[Recorded data]
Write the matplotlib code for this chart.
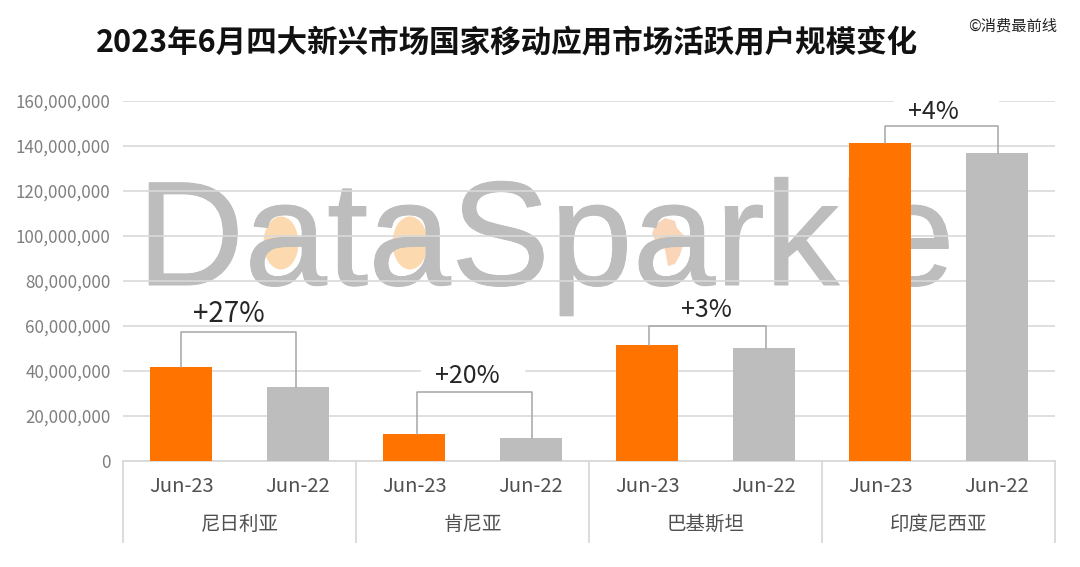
import numpy as np
import matplotlib.pyplot as plt
import matplotlib.patheffects as pe
from matplotlib.patches import Ellipse, Polygon

plt.rcParams['font.family'] = ['Noto Sans CJK SC', 'DejaVu Sans']

# Data
countries = ["尼日利亚", "肯尼亚", "巴基斯坦", "印度尼西亚"]
periods = ["Jun-23", "Jun-22"]
jun23 = [41500000, 12000000, 51500000, 141500000]
jun22 = [32500000, 10000000, 50000000, 137000000]
growth = ["+27%", "+20%", "+3%", "+4%"]
bracket_tops = [57000000, 30500000, 60000000, 149000000]
yticks = list(range(0, 160000001, 20000000))

ORANGE = "#ff7300"
GREY = "#bdbdbd"
LINE = "#d9d9d9"

fig = plt.figure(figsize=(10.8, 5.67), dpi=100)

# Watermark layer, in pixel coordinates, sits behind the chart
bg = fig.add_axes([0, 0, 1, 1], zorder=0)
bg.set_xlim(0, 1080)
bg.set_ylim(567, 0)
bg.axis("off")
bg.add_patch(Ellipse((281, 243), 35, 53, color="#fdd9b0", lw=0, zorder=1))
bg.add_patch(Ellipse((410, 243), 35, 53, color="#fdd9b0", lw=0, zorder=1))
africa = [(652, 234), (655, 225), (665, 218), (675, 221), (677, 228), (688, 240), (683, 245),
          (680, 255), (675, 264), (668, 266), (665, 250), (663, 243), (655, 240)]
bg.add_patch(Polygon(africa, closed=True, color="#fbd5b8", lw=0, zorder=1))
bg.text(137, 285, "DataSparkle", family="Liberation Sans", fontsize=107, color=GREY,
        ha="left", va="baseline", zorder=2,
        path_effects=[pe.withStroke(linewidth=0.7, foreground=GREY)])

# Main chart
ax = fig.add_axes([123 / 1080, 1 - 460.5 / 567, 932 / 1080, 359.5 / 567], zorder=1)
ax.patch.set_alpha(0)

x = np.arange(len(countries) * 2)
values = []
colors = []
for a, b in zip(jun23, jun22):
    values += [a, b]
    colors += [ORANGE, GREY]
ax.bar(x, values, width=0.53, color=colors, zorder=3)

ax.set_xlim(-0.5, 7.5)
ax.set_ylim(0, 160000000)
ax.set_yticks(yticks)
ax.set_yticklabels([f"{v:,}" for v in yticks], fontsize=12.2, color="#7f7f7f")
ax.set_xticks(x)
ax.set_xticklabels(periods * len(countries), fontsize=14.5, color="#505050")
ax.tick_params(axis="y", length=0, pad=9)
ax.tick_params(axis="x", length=0, pad=11)
ax.grid(axis="y", color=LINE, lw=1.2, zorder=1)
ax.set_axisbelow(True)
for name, spine in ax.spines.items():
    spine.set_visible(name == "bottom")
ax.spines["bottom"].set_color(LINE)
ax.spines["bottom"].set_linewidth(1.3)

# Two level category axis
trans = ax.get_xaxis_transform()
for sep in np.arange(-0.5, 8, 2):
    ax.plot([sep, sep], [0, -81.5 / 359.5], transform=trans, color=LINE, lw=1.3, clip_on=False)
for i, name in enumerate(countries):
    ax.text(i * 2 + 0.5, -63.5 / 359.5, name, transform=trans, ha="center", va="center",
            fontsize=14, color="#505050")

# Growth brackets
sizes = [20, 18, 18, 18]
label_dx = [0.41, 0.455, 0.506, 0.46]
label_dy = [1700000, 1500000, 1000000, 500000]
leg_dx_l = [0, 0.025, 0.015, 0.04]
leg_dx_r = [-0.015, 0.01, 0.02, 0.01]
for i in range(len(countries)):
    l, r = i * 2 + leg_dx_l[i], i * 2 + 1 + leg_dx_r[i]
    top = bracket_tops[i]
    ax.plot([l, l, r, r], [jun23[i], top, top, jun22[i]], color="#a6a6a6", lw=1.1, zorder=4)
    ax.text(i * 2 + label_dx[i], top + label_dy[i], growth[i], ha="center", va="bottom",
            fontsize=sizes[i], color="#262626", zorder=5)

# gaps the label boxes leave in the gridlines
ax.plot([6.13, 7.0], [160000000, 160000000], color="white", lw=2.5, zorder=2, clip_on=False)
ax.plot([2.07, 2.93], [40000000, 40000000], color="white", lw=2.5, zorder=2)

fig.text(507 / 1080, 1 - 43 / 567, "2023年6月四大新兴市场国家移动应用市场活跃用户规模变化",
         ha="center", va="center", fontsize=22, fontweight="bold", color="#111111")
fig.text(1057 / 1080, 1 - 26 / 567, "©消费最前线", ha="right", va="center", fontsize=11,
         color="#222222", zorder=5)

fig.savefig("out.png", dpi=100)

[Given exercise]
Retype the whole listing exactly and leave the pictures out.

[Exercise answer]
Write the matplotlib code for this chart.
import numpy as np
import matplotlib.pyplot as plt
import matplotlib.patheffects as pe
from matplotlib.patches import Ellipse, Polygon

plt.rcParams['font.family'] = ['Noto Sans CJK SC', 'DejaVu Sans']

# Data
countries = ["尼日利亚", "肯尼亚", "巴基斯坦", "印度尼西亚"]
periods = ["Jun-23", "Jun-22"]
jun23 = [41500000, 12000000, 51500000, 141500000]
jun22 = [32500000, 10000000, 50000000, 137000000]
growth = ["+27%", "+20%", "+3%", "+4%"]
bracket_tops = [57000000, 30500000, 60000000, 149000000]
yticks = list(range(0, 160000001, 20000000))

ORANGE = "#ff7300"
GREY = "#bdbdbd"
LINE = "#d9d9d9"

fig = plt.figure(figsize=(10.8, 5.67), dpi=100)

# Watermark layer, in pixel coordinates, sits behind the chart
bg = fig.add_axes([0, 0, 1, 1], zorder=0)
bg.set_xlim(0, 1080)
bg.set_ylim(567, 0)
bg.axis("off")
bg.add_patch(Ellipse((281, 243), 35, 53, color="#fdd9b0", lw=0, zorder=1))
bg.add_patch(Ellipse((410, 243), 35, 53, color="#fdd9b0", lw=0, zorder=1))
africa = [(652, 234), (655, 225), (665, 218), (675, 221), (677, 228), (688, 240), (683, 245),
          (680, 255), (675, 264), (668, 266), (665, 250), (663, 243), (655, 240)]
bg.add_patch(Polygon(africa, closed=True, color="#fbd5b8", lw=0, zorder=1))
bg.text(137, 285, "DataSparkle", family="Liberation Sans", fontsize=107, color=GREY,
        ha="left", va="baseline", zorder=2,
        path_effects=[pe.withStroke(linewidth=0.7, foreground=GREY)])

# Main chart
ax = fig.add_axes([123 / 1080, 1 - 460.5 / 567, 932 / 1080, 359.5 / 567], zorder=1)
ax.patch.set_alpha(0)

x = np.arange(len(countries) * 2)
values = []
colors = []
for a, b in zip(jun23, jun22):
    values += [a, b]
    colors += [ORANGE, GREY]
ax.bar(x, values, width=0.53, color=colors, zorder=3)

ax.set_xlim(-0.5, 7.5)
ax.set_ylim(0, 160000000)
ax.set_yticks(yticks)
ax.set_yticklabels([f"{v:,}" for v in yticks], fontsize=12.2, color="#7f7f7f")
ax.set_xticks(x)
ax.set_xticklabels(periods * len(countries), fontsize=14.5, color="#505050")
ax.tick_params(axis="y", length=0, pad=9)
ax.tick_params(axis="x", length=0, pad=11)
ax.grid(axis="y", color=LINE, lw=1.2, zorder=1)
ax.set_axisbelow(True)
for name, spine in ax.spines.items():
    spine.set_visible(name == "bottom")
ax.spines["bottom"].set_color(LINE)
ax.spines["bottom"].set_linewidth(1.3)

# Two level category axis
trans = ax.get_xaxis_transform()
for sep in np.arange(-0.5, 8, 2):
    ax.plot([sep, sep], [0, -81.5 / 359.5], transform=trans, color=LINE, lw=1.3, clip_on=False)
for i, name in enumerate(countries):
    ax.text(i * 2 + 0.5, -63.5 / 359.5, name, transform=trans, ha="center", va="center",
            fontsize=14, color="#505050")

# Growth brackets
sizes = [20, 18, 18, 18]
label_dx = [0.41, 0.455, 0.506, 0.46]
label_dy = [1700000, 1500000, 1000000, 500000]
leg_dx_l = [0, 0.025, 0.015, 0.04]
leg_dx_r = [-0.015, 0.01, 0.02, 0.01]
for i in range(len(countries)):
    l, r = i * 2 + leg_dx_l[i], i * 2 + 1 + leg_dx_r[i]
    top = bracket_tops[i]
    ax.plot([l, l, r, r], [jun23[i], top, top, jun22[i]], color="#a6a6a6", lw=1.1, zorder=4)
    ax.text(i * 2 + label_dx[i], top + label_dy[i], growth[i], ha="center", va="bottom",
            fontsize=sizes[i], color="#262626", zorder=5)

# gaps the label boxes leave in the gridlines
ax.plot([6.13, 7.0], [160000000, 160000000], color="white", lw=2.5, zorder=2, clip_on=False)
ax.plot([2.07, 2.93], [40000000, 40000000], color="white", lw=2.5, zorder=2)

fig.text(507 / 1080, 1 - 43 / 567, "2023年6月四大新兴市场国家移动应用市场活跃用户规模变化",
         ha="center", va="center", fontsize=22, fontweight="bold", color="#111111")
fig.text(1057 / 1080, 1 - 26 / 567, "©消费最前线", ha="right", va="center", fontsize=11,
         color="#222222", zorder=5)

fig.savefig("out.png", dpi=100)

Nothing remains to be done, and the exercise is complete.